Adjusting Policies to Exploit Vulnerabilities
The optimal design of measures in terms of the target state’s vulnerabilities is also affected by the delegation/ consensus trade-off. Optimal EU retaliatory measures in terms of the target state’s politics, economics, and elites, is likely to translate into an uneven allocation of costs. If, for example, the United Kingdom were still part of the EU, it would bear a disproportionate share of the costs of financial retaliation measures due to London’s prominence as a financial center. Intra-EU conflict over what measures to take in view of differential costs may result in optimal measures being taken off the table. As a consequence, the EU might be forced to opt for sub-optimal, less effective deterrence policies that fail to mobilize its geo-economic potential. Add to this the possibility of the target engaging in counterretaliation by focusing on the most economically dependent member states, and the distribution of costs becomes even more uneven.
Delegation within pre-set parameters should therefore be flanked by a compensation mechanism (or Economic Deterrence Fund) financed by all states in proportion to their size. The mechanism proposed here is not meant to fully compensate countries subject to third-party economic coercion. Instead, it is meant to distribute the potential costs of retaliation measures more evenly in case deterrence fails and retaliatory measures are triggered. If Germany, for example, gets dragged into a geo-economic tit-for-tat with China over Lithuania, Lithuania’s financial contributions to the fund are never going to compensate Germany for its economic losses. Nevertheless, all members would be obligated to share in the costs more equitably. The fund would thereby help align costs and benefits more closely, which would limit moral hazard. It would also make it less likely that anti-coercion policies become hijacked by protectionist interests, as some of the more free-trade-oriented EU members fear. Finally, such a fund would facilitate the design of more nearly optimized retaliation measures and thereby make the EU deterrence posture more effective.

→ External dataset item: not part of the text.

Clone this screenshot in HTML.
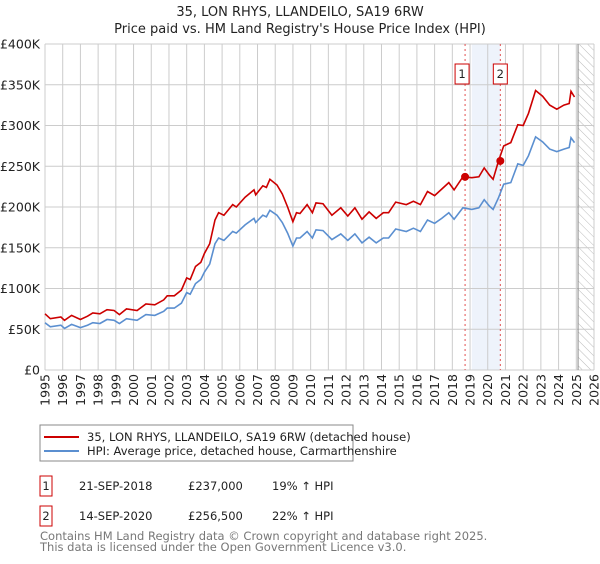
<!DOCTYPE html>
<html><head><meta charset="utf-8"><style>
body{margin:0;background:#fff;width:600px;height:560px;overflow:hidden;font-family:"DejaVu Sans","Liberation Sans",sans-serif;}
svg text{font-family:"DejaVu Sans","Liberation Sans",sans-serif;}
</style></head><body>
<svg id="chart" width="600" height="560">
<defs><pattern id="hatch" patternUnits="userSpaceOnUse" width="6" height="6" patternTransform="rotate(-45)"><line x1="0" y1="0" x2="0" y2="6" stroke="#bbb" stroke-width="1"/></pattern></defs>
<text x="300" y="16" text-anchor="middle" font-size="13" fill="#222">35, LON RHYS, LLANDEILO, SA19 6RW</text>
<text x="300" y="33" text-anchor="middle" font-size="13" fill="#222">Price paid vs. HM Land Registry's House Price Index (HPI)</text>
<g id="grid"></g><g id="marks"></g><g id="axes"></g>
<rect x="40" y="425" width="313" height="36" fill="#fff" stroke="#888"/>
<line x1="44" y1="437" x2="79" y2="437" stroke="#cc0000" stroke-width="2"/>
<text x="87" y="441" font-size="11.5" fill="#222">35, LON RHYS, LLANDEILO, SA19 6RW (detached house)</text>
<line x1="44" y1="451" x2="79" y2="451" stroke="#5b8fd0" stroke-width="2"/>
<text x="87" y="455" font-size="11.5" fill="#222">HPI: Average price, detached house, Carmarthenshire</text>
<g>
<rect x="40" y="476" width="12" height="20" fill="#fff" stroke="#cc0000"/>
<text x="46" y="490" text-anchor="middle" font-size="11.5" fill="#222">1</text>
<text x="79" y="490" font-size="11.5" fill="#222">21-SEP-2018</text>
<text x="188" y="490" font-size="11.5" fill="#222">£237,000</text>
<text x="272" y="490" font-size="11.5" fill="#222">19% ↑ HPI</text></g>
<g>
<rect x="40" y="506" width="12" height="20" fill="#fff" stroke="#cc0000"/>
<text x="46" y="520" text-anchor="middle" font-size="11.5" fill="#222">2</text>
<text x="79" y="520" font-size="11.5" fill="#222">14-SEP-2020</text>
<text x="188" y="520" font-size="11.5" fill="#222">£256,500</text>
<text x="272" y="520" font-size="11.5" fill="#222">22% ↑ HPI</text></g>
<text x="40" y="540" font-size="11.5" fill="#777">Contains HM Land Registry data © Crown copyright and database right 2025.</text>
<text x="40" y="551" font-size="11.5" fill="#777">This data is licensed under the Open Government Licence v3.0.</text>
</svg>
<script>
const years=[1995.0,1995.3,1995.9,1996.1,1996.5,1997.0,1997.4,1997.7,1998.1,1998.5,1998.9,1999.2,1999.6,2000.2,2000.7,2001.2,2001.7,2001.9,2002.3,2002.7,2003.0,2003.2,2003.5,2003.8,2004.0,2004.3,2004.6,2004.8,2005.1,2005.6,2005.8,2006.3,2006.8,2006.9,2007.3,2007.5,2007.7,2008.1,2008.4,2008.7,2009.0,2009.2,2009.4,2009.8,2010.1,2010.3,2010.7,2011.2,2011.7,2012.1,2012.5,2012.9,2013.3,2013.7,2014.1,2014.4,2014.8,2015.4,2015.8,2016.2,2016.6,2017.0,2017.4,2017.8,2018.1,2018.6,2019.1,2019.5,2019.8,2020.1,2020.3,2020.6,2020.9,2021.3,2021.7,2022.0,2022.3,2022.7,2023.1,2023.5,2023.9,2024.3,2024.6,2024.7,2024.9];
const hpiValues=[58,53,55,51,56,52,55,58,57,62,61,57,63,61,68,67,72,76,76,82,95,93,106,111,120,130,155,162,159,170,168,178,186,181,190,188,196,190,181,168,152,162,162,170,162,172,171,160,167,159,167,156,163,156,162,162,173,170,174,170,184,180,186,193,185,199,197,199,209,201,197,211,228,230,253,251,263,286,280,271,268,271,273,285,279];
const propValues=[69,63,65,61,67,62,66,70,69,74,73,68,75,73,81,80,86,91,91,98,113,111,127,132,143,155,184,193,190,203,200,212,221,215,226,224,234,227,216,200,182,193,192,203,193,205,204,190,199,189,199,185,194,186,193,193,206,203,207,203,219,214,222,230,221,237,236,237,248,239,234,256,275,279,301,300,315,343,336,325,320,325,327,342,335];
const saleYears=[2018.72,2020.71];
const salePrices=[237,256.5];
const saleLabels=["1","2"];
const yTicks=[0,50,100,150,200,250,300,350,400];
const yTickLabels=["£0","£50K","£100K","£150K","£200K","£250K","£300K","£350K","£400K"];
const xTicks=[1995,1996,1997,1998,1999,2000,2001,2002,2003,2004,2005,2006,2007,2008,2009,2010,2011,2012,2013,2014,2015,2016,2017,2018,2019,2020,2021,2022,2023,2024,2025,2026];

const L=45,R=594,T=44,B=370;
const X=y=>L+(y-1995)/(2026-1995)*(R-L);
const Y=v=>B-v/400*(B-T);
const NS="http://www.w3.org/2000/svg";
function mk(tag,attrs,parent){const e=document.createElementNS(NS,tag);for(const k in attrs)e.setAttribute(k,attrs[k]);parent.appendChild(e);return e;}
const grid=document.getElementById('grid'),marks=document.getElementById('marks'),axes=document.getElementById('axes');

let sh=mk('rect',{x:X(2019.1),y:T,width:X(2020.71)-X(2019.1),height:B-T,fill:'#eef3fb'},grid);


let ht=mk('rect',{x:X(2025.1),y:T,width:R-X(2025.1),height:B-T,fill:'url(#hatch)'},grid);



yTicks.forEach((v,i)=>{
 const g=mk('line',{x1:L,x2:R,y1:Y(v),y2:Y(v),stroke:'#ccc','stroke-width':1},grid);
 
 
 const t=mk('text',{x:40,y:Y(v)+4.5,'text-anchor':'end','font-size':12.5,fill:'#222'},axes);
 t.textContent=yTickLabels[i];
 
 
});
xTicks.forEach(yr=>{
 const g=mk('line',{x1:X(yr),x2:X(yr),y1:T,y2:B,stroke:'#ccc','stroke-width':1},grid);
 
 
 const t=mk('text',{x:0,y:0,'text-anchor':'end','font-size':12.5,fill:'#222',transform:`translate(${X(yr)+4.5},374) rotate(-90)`},axes);
 t.textContent=String(yr);
 
 
});
let nl=mk('line',{x1:X(2025.1),x2:X(2025.1),y1:T,y2:B,stroke:'#888','stroke-width':1},grid);



saleYears.forEach((yr,i)=>{
 const l=mk('line',{x1:X(yr),x2:X(yr),y1:T,y2:B,stroke:'#e05050','stroke-width':1,'stroke-dasharray':'2,3'},marks);
 
 
 const bx=mk('rect',{x:X(yr)-7-(i==0?3:0),y:64,width:14,height:20,fill:'#fff',stroke:'#cc0000'},marks);
 
 
 const t=mk('text',{x:X(yr)-(i==0?3:0),y:78,'text-anchor':'middle','font-size':11.5,fill:'#222'},marks);
 t.textContent=saleLabels[i];
 
 
});

const pts=vals=>years.map((yr,i)=>X(yr).toFixed(1)+','+Y(vals[i]).toFixed(1)).join(' ');
const hp=mk('polyline',{points:pts(hpiValues),fill:'none',stroke:'#5b8fd0','stroke-width':1.6},marks);


const pp=mk('polyline',{points:pts(propValues),fill:'none',stroke:'#cc0000','stroke-width':1.6},marks);


saleYears.forEach((yr,i)=>{
 const c=mk('circle',{cx:X(yr),cy:Y(salePrices[i]),r:4,fill:'#cc0000'},marks);
 
 
});
</script>
</body></html>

Limiting the ability of third-party coercers to pre-empt EU deterrence and retaliation measures is important to make them credible and effective. Delegation helps address this problem. To limit the risks associated with delegation, a more equitable burden sharing of EU anti-coercion measures is desirable. The flexibility that comes with delegation is important not just with regard to optimization. It is also important in terms of being able to scale up or scale down retaliatory threats and measures as the situation demands. Delegation within clearly defined, pre-set parameters flanked by a compensation mechanism would help make the EU’s anti-coercion toolbox more effective and credible. Yet even the best combination of tools cannot eliminate all the associated risks. There is no free lunch, and that holds true for geo-economics, too.